Arguing before the highest court of the United Nations, a representative for Equatorial Guinea challenged France’s prosecution of a vice president for the only Spanish-speaking country in Africa.

THE HAGUE, Netherlands (CN) — Arguing before the highest court of the United Nations, a representative for Equatorial Guinea challenged France’s prosecution of a vice president for the only Spanish-speaking country in Africa.

“France insists in not respecting a sovereign and fully independent state,” Ambassador to the Netherlands Carmelo Nvono-Nca said Monday, addressing a 16-judge-panel of the International Court of Justice.

The case stems from a raid French police conducted in 2012 at 42 Avenue Foch in Paris, a building that the tiny, 11,000-square-mile Equatorial Guinea claims as a diplomatic residence but France maintains was a private one.

Nearly 80% of Equatorial Guinea lives in poverty, according to the World Bank, but Equatorial Guinea bought the 101-room building in the most expensive neighborhood of Paris for $27 million in 2005. France’s raid unearthed some $108 million in assets including 11 luxury cars, five artworks by Rodin and bottles of Château Pétrus, the world’s most expensive wines.

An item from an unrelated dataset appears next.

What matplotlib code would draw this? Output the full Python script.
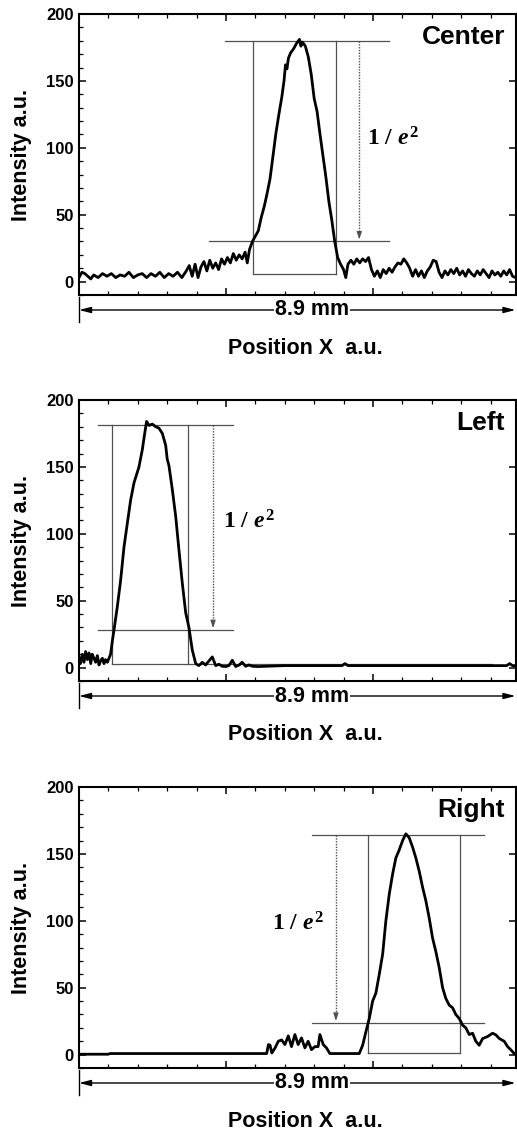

Pressure from anti-corruption NGOs Sherpa and Transparency International spurred the investigation of Equatorial Guinea’s flamboyant vice president, Teodoro Nguema Obiang Mangue, despite France's long history of ignoring spending from other foreign leaders in its capital.

The son of the current president, Obiang amassed thousands of followers on Instagram for posting pictures of his lavish lifestyle. He was tried in absentia in Paris and convicted in 2017 of embezzling public funds. Last week, a French appeals court upheld his three-year-suspended sentence and $32 million fine.

In its case before the UN, however, Equatorial Guinea argues that Obiang is shielded from prosecution under the 1961 Vienna Convention on Diplomatic Immunity.

The Court of Justice scheduled a week of hearings on the case at the Peace Palace, its headquarters at The Hague, after finding in 2016 that it had jurisdiction to hear the jurisdictional questions surrounding Equatorial Guinea’s Paris property. In the same ruling, he court held that it lacked jurisdiction to determine Obiang’s diplomatic status.

Mathias Forteau, a professor of public law at the University of Paris Ouest, was part of the French legal delegation, all wearing scarlet, fur-trimmed robes as part of their court’s dress.

“France never recognized the building as the diplomatic premises of Equatorial Guinea and continues to address its correspondence to another address,” Forteau said Tuesday.

Both parties return tomorrow to hear rebuttals from Equatorial Guinea.